The popsicle stick method works in many other classroom scenarios to help make students aware of how much they are talking (for those who like to talk), and to help shy students remember that there is room for them to contribute, that others are holding space in the conversation just for them. We write about this method in The New College Classroom as a great tool for governing an antiracist and democratic classroom discussion. I originally got this idea from what I had learned in my graduate-level Women’s and Gender Studies seminars about early feminist movements: women used popsicle sticks (or something comparable) to lead more inclusive discussions. Knowing from every women’s leadership institute I’ve ever attended that women tend to talk less when cis men are present, and tend to turn their bodies to address cis men in conversation more often than they will turn their bodies toward other women, I could see the benefits to bringing this historical feminist discussion management tool into the college classroom. And it works!
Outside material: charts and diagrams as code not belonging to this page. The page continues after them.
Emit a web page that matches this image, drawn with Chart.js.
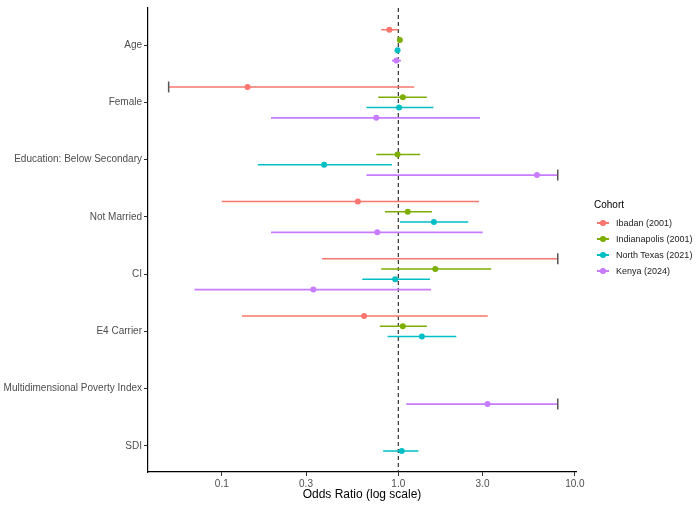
<!DOCTYPE html>
<html>
<head>
<meta charset="utf-8">
<script src="https://cdn.jsdelivr.net/npm/chart.js@4/dist/chart.umd.min.js"></script>
<style>
    html, body { margin: 0; padding: 0; background: #fff; }
    #wrap { position: relative; width: 700px; height: 508px; }
    #legend { position: absolute; left: 0; top: 0; font-family: 'Liberation Sans', Arial, sans-serif; }
    #legend .ttl { position: absolute; left: 594px; top: 199px; font-size: 10px; color: #000; white-space: nowrap; }
    #legend .row { position: absolute; left: 597px; height: 16px; white-space: nowrap; }
    #legend .bar { position: absolute; left: 0; top: 7.2px; width: 12px; height: 1.6px; }
    #legend .dot { position: absolute; left: 3.2px; top: 5.2px; width: 5.6px; height: 5.6px; border-radius: 50%; }
    #legend .lbl { position: absolute; left: 19px; top: 2.5px; font-size: 9px; color: #1a1a1a; }
</style>
</head>
<body>
<div id="wrap">
    <canvas id="forestChart" width="700" height="508"></canvas>
    <div id="legend"></div>
</div>
<script>
// Forest plot data (odds ratios, 95% CI)

const categories = ['Age', 'Female', 'Education: Below Secondary', 'Not Married', 'CI', 'E4 Carrier', 'Multidimensional Poverty Index', 'SDI'];
const cohorts = ['Ibadan (2001)', 'Indianapolis (2001)', 'North Texas (2021)', 'Kenya (2024)'];
const cohortColors = ['#F8766D', '#7CAE00', '#00BFC4', '#C77CFF'];

const ibadanOR = [0.89, 0.14, null, 0.59, null, 0.64, null, null];
const ibadanLo = [0.80, 0.05, null, 0.10, 0.37, 0.13, null, null];
const ibadanHi = [1.00, 1.23, null, 2.86, 8.0, 3.21, null, null];

const indyOR = [1.02, 1.06, 0.99, 1.13, 1.62, 1.06, null, null];
const indyLo = [1.00, 0.77, 0.75, 0.84, 0.80, 0.785, null, null];
const indyHi = [1.04, 1.45, 1.33, 1.55, 3.36, 1.45, null, null];

const texasOR = [0.99, 1.01, 0.38, 1.59, 0.96, 1.36, null, 1.045];
const texasLo = [0.975, 0.66, 0.16, 1.02, 0.625, 0.87, null, 0.82];
const texasHi = [1.005, 1.58, 0.92, 2.49, 1.51, 2.13, null, 1.30];

const kenyaOR = [0.975, 0.75, 6.1, 0.76, 0.33, null, 3.2, null];
const kenyaLo = [0.92, 0.19, 0.66, 0.19, 0.07, null, 1.11, null];
const kenyaHi = [1.035, 2.9, 8.0, 3.01, 1.53, null, 8.0, null];

const xTicks = [0.1, 0.3, 1, 3, 10];
const clipLow = 0.05;
const clipHigh = 8;
const dodge = [-0.27, -0.09, 0.09, 0.27];

const xMin = 0.0382, xMax = 10.15;
const yMin = -0.649, yMax = 7.456;
const FONT = "'Liberation Sans', Arial, sans-serif";

const series = [
    { or: ibadanOR, lo: ibadanLo, hi: ibadanHi },
    { or: indyOR, lo: indyLo, hi: indyHi },
    { or: texasOR, lo: texasLo, hi: texasHi },
    { or: kenyaOR, lo: kenyaLo, hi: kenyaHi }
];

const datasets = [];
const caps = [];

// reference line at OR = 1
datasets.push({
    type: 'line',
    data: [{ x: 1, y: yMin }, { x: 1, y: yMax }],
    borderColor: '#333',
    borderWidth: 1.2,
    borderDash: [4, 3],
    pointRadius: 0,
    order: 4
});

series.forEach((s, k) => {
    const segs = [];
    const pts = [];
    categories.forEach((c, i) => {
        const y = i + dodge[k];
        if (s.lo[i] != null) {
            segs.push({ x: s.lo[i], y: y }, { x: s.hi[i], y: y }, { x: s.hi[i], y: null });
            if (s.lo[i] <= clipLow) caps.push({ x: s.lo[i], y: y });
            if (s.hi[i] >= clipHigh) caps.push({ x: s.hi[i], y: y });
        }
        if (s.or[i] != null) pts.push({ x: s.or[i], y: y });
    });
    datasets.push({
        type: 'line',
        data: segs,
        borderColor: cohortColors[k],
        borderWidth: 1.6,
        pointRadius: 0,
        spanGaps: false,
        order: 3
    });
    datasets.push({
        type: 'scatter',
        data: pts,
        backgroundColor: cohortColors[k],
        borderColor: cohortColors[k],
        borderWidth: 0,
        pointRadius: 3,
        order: 2
    });
});

// truncation markers
datasets.push({
    type: 'scatter',
    data: caps,
    pointStyle: 'line',
    rotation: 90,
    pointRadius: 5.5,
    borderColor: '#555',
    borderWidth: 1.5,
    order: 1
});

new Chart(document.getElementById('forestChart'), {
    type: 'scatter',
    data: { datasets: datasets },
    options: {
        responsive: false,
        animation: false,
        layout: { padding: { left: 0, top: 6, right: 124, bottom: 0 } },
        plugins: {
            legend: { display: false },
            tooltip: { enabled: false }
        },
        scales: {
            x: {
                type: 'logarithmic',
                min: xMin,
                max: xMax,
                afterBuildTicks: (scale) => { scale.ticks = xTicks.map(v => ({ value: v })); },
                afterFit: (scale) => { scale.height = 36; },
                ticks: {
                    callback: (v) => Number(v).toFixed(1),
                    font: { family: FONT, size: 10 },
                    color: '#4D4D4D',
                    padding: 2,
                    maxRotation: 0,
                    autoSkip: false
                },
                grid: { drawOnChartArea: false, drawTicks: true, tickLength: 4, color: '#333' },
                border: { display: true, color: '#000', width: 1.2 },
                title: {
                    display: true,
                    text: 'Odds Ratio (log scale)',
                    font: { family: FONT, size: 12 },
                    color: '#000',
                    padding: { top: 0, bottom: 6 }
                }
            },
            y: {
                type: 'linear',
                reverse: true,
                min: yMin,
                max: yMax,
                afterBuildTicks: (scale) => { scale.ticks = categories.map((c, i) => ({ value: i })); },
                afterFit: (scale) => { scale.width = 148; },
                ticks: {
                    callback: (v) => categories[v],
                    font: { family: FONT, size: 10 },
                    color: '#4D4D4D',
                    padding: 2,
                    autoSkip: false
                },
                grid: { drawOnChartArea: false, drawTicks: true, tickLength: 4, color: '#333' },
                border: { display: true, color: '#000', width: 1.2 }
            }
        }
    }
});

// Legend
const legendEl = document.getElementById('legend');
let html = '<div class="ttl">Cohort</div>';
cohorts.forEach((name, k) => {
    const top = 215 + k * 16;
    html += `<div class="row" style="top:${top}px">
        <span class="bar" style="background:${cohortColors[k]}"></span>
        <span class="dot" style="background:${cohortColors[k]}"></span>
        <span class="lbl">${name}</span>
    </div>`;
});
legendEl.innerHTML = html;
</script>
</body>
</html>
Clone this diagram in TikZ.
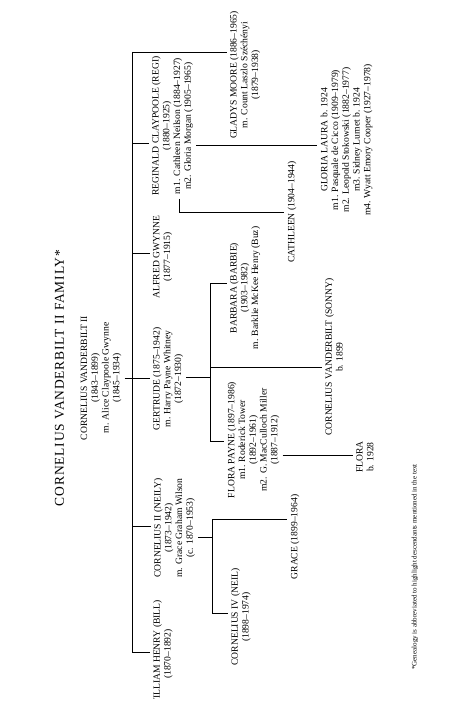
\documentclass[tikz,border=0pt]{standalone}
\usepackage{fontspec}
\setmainfont{Liberation Serif}
\newfontfamily\titlefont[LetterSpace=6]{Liberation Serif}

\begin{document}
\begin{tikzpicture}[x=1pt,y=-1pt,
    persona/.style={rotate=90,align=center,inner sep=3pt,font={\fontsize{9.6}{10.75}\selectfont}},
    linea/.style={line width=0.9pt}]
    \useasboundingbox (0,0) rectangle (474,711);
    \clip (0,0) rectangle (474,698); %corte de la hoja

    %Titulo y raiz
    \node[rotate=90,font={\titlefont\fontsize{13.5}{16}\selectfont}] (titulo) at (59.5,378) {CORNELIUS VANDERBILT II FAMILY*};
    \node[persona] (raiz) at (101,378) {CORNELIUS VANDERBILT II\\(1843--1899)\\m. Alice Claypoole Gwynne\\(1845--1934)};

    %Hijos
    \node[persona] (gla) at (245,75) {GLADYS MOORE (1886--1965)\\m. Count Laszlo Széchényi\\(1879--1938)};
    \node[persona] (reg) at (172.5,126) {REGINALD CLAYPOOLE (REGI)\\(1880--1925)\\m1. Cathleen Neilson (1884--1927)\\m2. Gloria Morgan (1905--1965)};
    \node[persona] (alf) at (162.5,257) {ALFRED GWYNNE\\(1877--1915)};
    \node[persona] (ger) at (168,379) {GERTRUDE (1875--1942)\\m. Harry Payne Whitney\\(1872--1930)};
    \node[persona] (nei) at (174.5,528) {CORNELIUS II (NEILY)\\(1873--1942)\\m. Grace Graham Wilson\\(c. 1870--1953)};
    \node[persona] (bil) at (163,654) {WILLIAM HENRY (BILL)\\(1870--1892)};

    %Nietos
    \node[persona] (cat) at (292,212) {CATHLEEN (1904--1944)};
    \node[persona] (glo) at (346.5,140) {GLORIA LAURA b. 1924\\m1. Pasquale de Cicco (1909--1979)\\m2. Leopold Stokowski (1882--1977)\\m3. Sidney Lumet b. 1924\\m4. Wyatt Emory Cooper (1927--1978)};
    \node[persona] (bar) at (245,288) {BARBARA (BARBIE)\\(1903--1982)\\m. Barklie McKee Henry (Buz)};
    \node[persona] (son) at (334,357) {CORNELIUS VANDERBILT (SONNY)\\b. 1899};
    \node[persona] (flp) at (253.5,440) {FLORA PAYNE (1897--1986)\\m1. Roderick Tower\\(1892--1961)\\m2. G. MacCulloch Miller\\(1887--1912)};
    \node[persona] (flo) at (365,457) {FLORA\\b. 1928};
    \node[persona] (gra) at (295,537) {GRACE (1899--1964)};
    \node[persona] (nel) at (241,617) {CORNELIUS IV (NEIL)\\(1898--1974)};

    %Nota
    \node[rotate=90,font={\fontsize{7}{8}\selectfont}] (nota) at (415,567) {*Genealogy is abbreviated to highlight descendants mentioned in the text};

    %Tronco de los hijos
    \coordinate (tgla) at (132,52);
    \coordinate (treg) at (132,143);
    \coordinate (talf) at (132,253);
    \coordinate (tnei) at (132,526);
    \coordinate (tbil) at (132,652);
    \draw[linea] (tgla) -- (tbil); %linea vertical
    \draw[linea] (raiz.south) -- (raiz.south -| ger.north); %raiz a Gertrude
    \draw[linea] (tgla) -- (tgla -| gla.north);
    \draw[linea] (treg) -- (treg -| reg.north);
    \draw[linea] (talf) -- (talf -| alf.north);
    \draw[linea] (tnei) -- (tnei -| nei.north);
    \draw[linea] (tbil) -- (tbil -| bil.north);

    %Hijas de Reginald
    \coordinate (m1) at (179,199);
    \coordinate (m2) at (0,145);
    \draw[linea] (m1) |- (cat.north); %Cathleen
    \draw[linea] (m2 -| reg.south) -- (m2 -| glo.north); %Gloria

    %Hijos de Gertrude
    \coordinate (jger) at (210,377);
    \coordinate (bbar) at (210,283);
    \coordinate (bson) at (210,367);
    \coordinate (bflp) at (210,441);
    \draw[linea] (jger -| ger.south) -- (jger);
    \draw[linea] (bbar) -- (bflp);
    \draw[linea] (bbar) -- (bbar -| bar.north);
    \draw[linea] (bson) -- (bson -| son.north);
    \draw[linea] (bflp) -- (bflp -| flp.north);

    %Hija de Flora Payne
    \coordinate (jflp) at (0,455);
    \draw[linea] (jflp -| flp.south) -- (jflp -| flo.north);

    %Hijos de Neily
    \coordinate (jnei) at (212,537);
    \coordinate (bgra) at (212,519);
    \coordinate (bnel) at (212,613);
    \draw[linea] (jnei -| nei.south) -- (jnei);
    \draw[linea] (bgra) -- (bnel);
    \draw[linea] (bgra) -- (bgra -| gra.north);
    \draw[linea] (bnel) -- (bnel -| nel.north);
\end{tikzpicture}
\end{document}
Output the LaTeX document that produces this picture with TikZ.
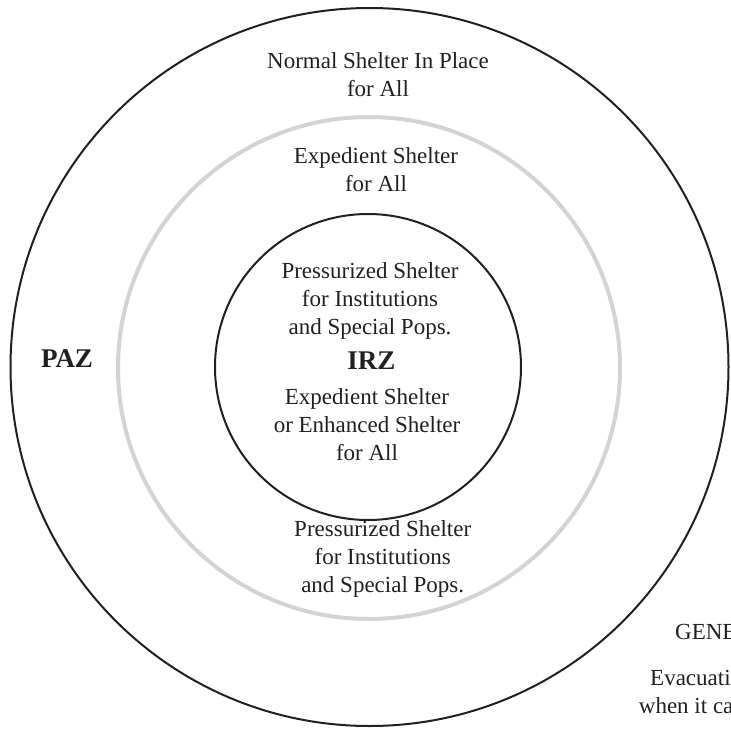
\documentclass[tikz,border=0pt]{standalone}
\usepackage{fontspec}
\setmainfont{Liberation Serif}
\usepackage{tikz}

\begin{document}
\begin{tikzpicture}[x=1pt,y=1pt,yscale=-1,xscale=1,
  blackring/.style={draw={rgb, 255:red, 35; green, 31; blue, 32 }, line width=2pt},
  greyring/.style={draw={rgb, 255:red, 211; green, 211; blue, 212 }, line width=4pt},
  zonetext/.style={align=center, inner sep=0pt, text={rgb, 255:red, 35; green, 31; blue, 32 }, font=\fontsize{23}{28}\selectfont},
  zonename/.style={inner sep=0pt, text={rgb, 255:red, 35; green, 31; blue, 32 }, font=\bfseries\fontsize{27}{32}\selectfont}]
%set diagram to 731 x 734, cut what falls outside
\clip (0,0) rectangle (731,734);

%Centres of the three rings
\coordinate (outerc) at (369.5,367);
\coordinate (greyc) at (369,368);
\coordinate (innerc) at (368,367);

%Shape: Circle [outer, PAZ]
\draw [blackring] (outerc) circle (359);
%Shape: Circle [middle, grey]
\draw [greyring] (greyc) circle (251);
%Shape: Circle [inner, IRZ]
\draw [blackring] (innerc) circle (153);

%Text Nodes
\node [zonetext] (normalsip) at (378,74.6) {Normal Shelter In Place\\for All};
\node [zonetext] (expedall) at (376,170) {Expedient Shelter\\for All};
\node [zonetext] (pressin) at (370,300.7) {Pressurized Shelter\\for Institutions\\and Special Pops.};
\node [zonename] (irz) at (371.5,361) {IRZ};
\node [zonetext] (enhanced) at (367,424.5) {Expedient Shelter\\or Enhanced Shelter\\for All};
\node [zonetext] (pressout) at (382.7,558.5) {Pressurized Shelter\\for Institutions\\and Special Pops.};
\node [zonename] (paz) at (67,359) {PAZ};
\node [zonetext, anchor=west] (general) at (675,632) {GENERAL};
\node [zonetext, anchor=west] (evac) at (650,678) {Evacuation};
\node [zonetext, anchor=west] (whenit) at (638.7,706) {when it can};

\end{tikzpicture}
\end{document}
Students have told me that this method makes it easier for them to participate, and shy students have told me that because of the popsicle sticks, they have surprised themselves with how much they are participating verbally in class discussion.
A tip for teaching Natalie Diaz’s Postcolonial Love Poem: before we read her poems, we read and talked about Audre Lorde’s essay, “The Uses of the Erotic: The Erotic as Power,” from Sister Outsider, mainly focusing on love (Eros) as a feeling of satisfaction that leads to demanding satisfaction in other areas of one’s life. This helped students to gain a deeper understanding of how love works in Diaz’s love poems as a political act of warfare–love, and claiming the thrill of it, the dripping pleasure of female sexuality and queer sex, as activism. Even her poems that are not about queer love in the collection, “Blood-Light” for example, could also be about this. This poem draws a lot of metaphors from scorpions, who glow in UV light. In the daylight, the eye doesn’t see that (sort of the way that sexuality isn’t really visible–at least that is how I often feel as a bisexual person, and bisexual erasure is a persistent theme in bisexual discourse). Most students also don’t know this factoid about scorpions (the way they “didn’t know” or “couldn’t have known” some things about someone’s identity that aren’t visible). So this poem is a really great entry point to larger discussions about race, sexuality, passing, and the like.
Oh, and of course we googled glowing scorpions for a chunk of class. I recommend that too!